Klezmer in Nederland
Klezmorim ca. 1910
De tweede jeugd van de klezmer kwam uit de Verenigde Staten overwaaien, waar jonge joden zich gingen interesseren voor de oude grammofoon-platen en vergeelde bladmuziek die hun grootouders en overgrootouders uit Oost-Europa hadden mee-genomen. Zij ontdekten de muziek waarop hun familieleden vroeger dansten en begonnen de liedjes noot voor, noot op te schrijven, zodat de melodieën in elk geval voor het nageslacht bleven bewaard. Die muziek bleek nog heel speelbaar, merkten de jonge Amerikaanse muziekwetenschappers en artiesten. De eerste bandjes ontstonden, en hoewel het nooit officieel zo is afgesproken, nemen de meeste klezmerologen als moment van de wedergeboorte de uitgave van Yiddische Renaissance van de Klezmer Conservatory Band uit 1976. Op een elpee, toen nog.
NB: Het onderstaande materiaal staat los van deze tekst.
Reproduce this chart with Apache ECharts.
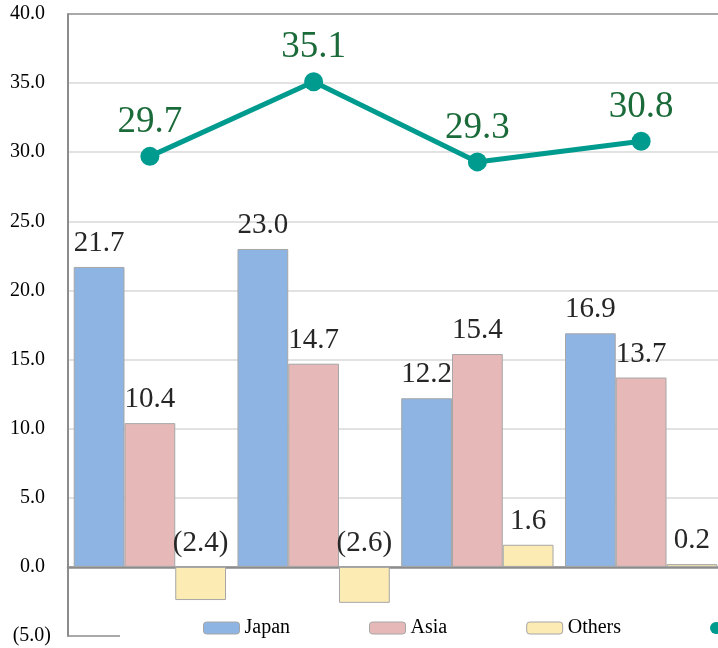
<!DOCTYPE html>
<html>
<head>
<meta charset="utf-8">
<script src="https://cdn.jsdelivr.net/npm/echarts@6/dist/echarts.min.js"></script>
<style>
  html, body { margin: 0; padding: 0; background: #fff; }
  #chart { width: 718px; height: 648px; }
</style>
</head>
<body>
<div id="chart"></div>
<script>
// Four reporting periods, three regional bar series plus one ratio line
const categories = ['FY1', 'FY2', 'FY3', 'FY4'];
const japan  = [21.7, 23.0, 12.2, 16.9];
const asia   = [10.4, 14.7, 15.4, 13.7];
const others = [-2.4, -2.6, 1.6, 0.2];
const ratio  = [29.7, 35.1, 29.3, 30.8];

const serif = 'Liberation Serif';

// accounting style: negatives in parentheses
function fmt(v) {
  const a = Math.abs(v).toFixed(1);
  return v < 0 ? '(' + a + ')' : a;
}

const barLabel = {
  show: true,
  position: 'top',
  distance: 9,
  fontFamily: serif,
  fontSize: 29,
  color: '#262626',
  formatter: p => fmt(p.value)
};

function barSeries(name, data, color) {
  return {
    name: name,
    type: 'bar',
    data: data,
    barGap: '0%',
    barCategoryGap: '7%',
    itemStyle: { color: color, borderColor: '#a6a6a6', borderWidth: 1 },
    label: barLabel,
    emphasis: { disabled: true }
  };
}

const chart = echarts.init(document.getElementById('chart'));
chart.setOption({
  animation: false,
  backgroundColor: '#fff',
  textStyle: { fontFamily: serif },
  grid: { left: 68, top: 14, width: 655, height: 622, outerBoundsMode: 'none', containLabel: false },
  legend: {
    left: 120,
    top: 613,
    width: 1200,
    padding: [5, 0, 6, 83],
    backgroundColor: '#fff',
    itemGap: 79,
    itemWidth: 36,
    itemHeight: 12,
    itemStyle: { borderColor: '#a6a6a6', borderWidth: 1 },
    textStyle: { fontFamily: serif, fontSize: 20, color: '#000' },
    // a little extra room after the last bar entry
    formatter: name => name === 'Others' ? name + '\u00a0\u00a0' : name,
    data: [
      { name: 'Japan' },
      { name: 'Asia' },
      { name: 'Others' },
      { name: 'Overseas ratio', icon: 'circle', itemStyle: { borderWidth: 0 } }
    ]
  },
  xAxis: {
    type: 'category',
    data: categories,
    axisLine: { onZero: true, lineStyle: { color: '#8c8c8c', width: 2.5 } },
    axisTick: { show: false },
    axisLabel: { show: false },
    splitLine: { show: false }
  },
  yAxis: {
    type: 'value',
    min: -5,
    max: 40,
    interval: 5,
    axisLine: { show: true, lineStyle: { color: '#8c8c8c', width: 2 } },
    axisTick: { show: false },
    splitLine: {
      show: true,
      lineStyle: {
        width: 1.5,
        color: ['#8c8c8c', '#d9d9d9', '#d9d9d9', '#d9d9d9', '#d9d9d9',
                '#d9d9d9', '#d9d9d9', '#d9d9d9', '#d9d9d9', '#8c8c8c']
      }
    },
    axisLabel: {
      margin: 17,
      fontFamily: serif,
      fontSize: 20,
      color: '#000',
      formatter: v => v < 0 ? fmt(v) : '{p|' + fmt(v) + '}',
      rich: { p: { fontFamily: serif, fontSize: 20, color: '#000', padding: [0, 6, 0, 0] } }
    }
  },
  series: [
    barSeries('Japan', japan, '#8eb4e3'),
    barSeries('Asia', asia, '#e6b9b8'),
    barSeries('Others', others, '#fcebb2'),
    {
      name: 'Overseas ratio',
      type: 'line',
      data: ratio,
      z: 5,
      symbol: 'circle',
      symbolSize: 19,
      lineStyle: { color: '#009b8f', width: 5 },
      itemStyle: { color: '#009b8f' },
      label: {
        show: true,
        position: 'top',
        distance: 6,
        fontFamily: serif,
        fontSize: 37,
        color: '#1b6b3a',
        formatter: p => fmt(p.value)
      },
      emphasis: { disabled: true }
    }
  ]
});
</script>
</body>
</html>
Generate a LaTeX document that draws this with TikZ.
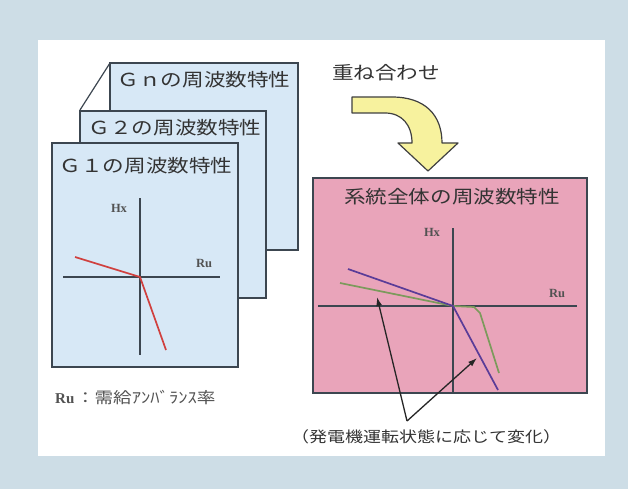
\documentclass[tikz,border=0pt]{standalone}
\usepackage{fontspec}
\setmainfont{Liberation Serif}
\newfontfamily\jp[FakeStretch=1.2]{Noto Sans CJK JP}
\usetikzlibrary{arrows.meta}
\definecolor{outerbg}{HTML}{CDDDE6}
\definecolor{boxblue}{HTML}{D7E8F6}
\definecolor{boxline}{HTML}{3C4650}
\definecolor{pinkbox}{HTML}{E9A4BA}
\definecolor{txt}{HTML}{333333}
\definecolor{redline}{HTML}{D0403E}
\definecolor{purpline}{HTML}{5A3C98}
\definecolor{greenline}{HTML}{7C9A5C}
\definecolor{arrowyellow}{HTML}{F7F29E}
\tikzset{
  panel/.style={draw=boxline, line width=1.8pt, fill=boxblue},
  title/.style={font=\jp\fontsize{18}{18}\selectfont, text=txt, inner sep=0pt},
  axislbl/.style={font=\bfseries\fontsize{12.5}{12.5}\selectfont, text=txt!85, inner sep=0pt},
  axis/.style={draw=boxline, line width=1.6pt},
  callout/.style={draw=black!85, line width=1.3pt, -{Latex[length=9pt,width=6pt]}},
}
\begin{document}
\begin{tikzpicture}[x=1pt,y=-1pt]
\useasboundingbox (0,0) rectangle (628,489);
\fill[outerbg] (0,0) rectangle (628,489);
\fill[white] (38,40) rectangle (605,456);

% stacked panels
\draw[boxline, line width=1.2pt] (110,63) -- (80,110);
\draw[boxline, line width=1.2pt] (298,64) -- (266,111);
\draw[panel] (110,63) rectangle (298,250);
\node[title] (tn) at (204,80) {Ｇｎの周波数特性};
\draw[panel] (80,111) rectangle (266,298);
\node[title] (t2) at (175,128) {Ｇ２の周波数特性};
\draw[panel] (52,143) rectangle (238,367);
\node[title] (t1) at (146,166) {Ｇ１の周波数特性};

% G1 graph
\coordinate (o1) at (140,277);
\coordinate (v1t) at (140,198);
\coordinate (v1b) at (140,355);
\coordinate (h1l) at (63,277);
\coordinate (h1r) at (220,277);
\draw[axis] (v1t) -- (v1b);
\draw[axis] (h1l) -- (h1r);
\node[axislbl] (hx1) at (119,208) {Hx};
\node[axislbl] (ru1) at (204,263) {Ru};
\coordinate (r1a) at (75,257);
\coordinate (r1b) at (166,350);
\draw[redline, line width=1.7pt] (r1a) -- (o1) -- (r1b);

\node[anchor=west, inner sep=0pt, text=txt!85] (legend) at (55,398)
  {{\bfseries\fontsize{15}{15}\selectfont Ru}\,{\jp\fontsize{15.5}{15.5}\selectfont ：需給ｱﾝﾊﾞﾗﾝｽ率}};

% superposition arrow
\node[title] (sup) at (386,73) {重ね合わせ};
\draw[fill=arrowyellow, draw=black!75, line width=1.2pt, line join=round]
  (352,97) -- (392,97) .. controls (425,97) and (442,115) .. (442,143)
  -- (458,143) -- (428,171) -- (398,143) -- (412,143)
  .. controls (412,125) and (402,113) .. (385,113) -- (352,113) -- cycle;

% system box
\draw[draw=boxline, line width=1.8pt, fill=pinkbox] (313,178) rectangle (587,393);
\node[title] (ts) at (452,197) {系統全体の周波数特性};
\coordinate (o2) at (453,306);
\draw[axis] (453,228) -- (453,393);
\draw[axis] (318,306) -- (577,306);
\node[axislbl] (hx2) at (432,232) {Hx};
\node[axislbl] (ru2) at (557,293) {Ru};
\coordinate (ga) at (340,283);
\coordinate (gb) at (474,307);
\coordinate (gc) at (480,313);
\coordinate (gd) at (499,373);
\draw[greenline, line width=1.7pt, line join=round] (ga) -- (o2) -- (gb) -- (gc) -- (gd);
\coordinate (pa) at (348,269);
\coordinate (pb) at (498,390);
\draw[purpline, line width=1.7pt] (pa) -- (o2) -- (pb);

% callouts
\coordinate (apex) at (407,421);
\coordinate (c1) at (377,297);
\coordinate (c2) at (477,358);
\draw[callout] (apex) -- (c1);
\draw[callout] (apex) -- (c2);
\node[inner sep=0pt, text=txt, font=\jp\fontsize{15}{15}\selectfont] (note) at (426,437) {（発電機運転状態に応じて変化）};
\end{tikzpicture}
\end{document}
De nieuwe klezmer bereikte Nederland vrij laat,
omdat er hier nooit van een traditie sprake was
geweest. Dat wil zeggen, er waren natuurlijk wel
joodse artiesten actief die op joodse bruiloften
en bar mitswa feesten speelden, maar zij zongen
niet over de vrolijke Bulgaar. Zij speelden
Israëlisch liedjes, imiteerden Leo Fuld of zongen
'Als ik toch eens rijk was'.
VPRO-radiomaker
Wim Bloemendaal was halverwege de jaren tachtig waarschijnlijk de eerste die
klezmermuziek uit de Verenigde Staten naar
Nederland haalde. Tijdens het allereeste IDFA
in 1990, het Internationaal Docmentaire Festival
Amsterdam, draaide de inmiddels klassiek geworden
film 'A Jumping Night in the Garden of Eden' over
het ontstaan van de Klezmer Conservatory Band.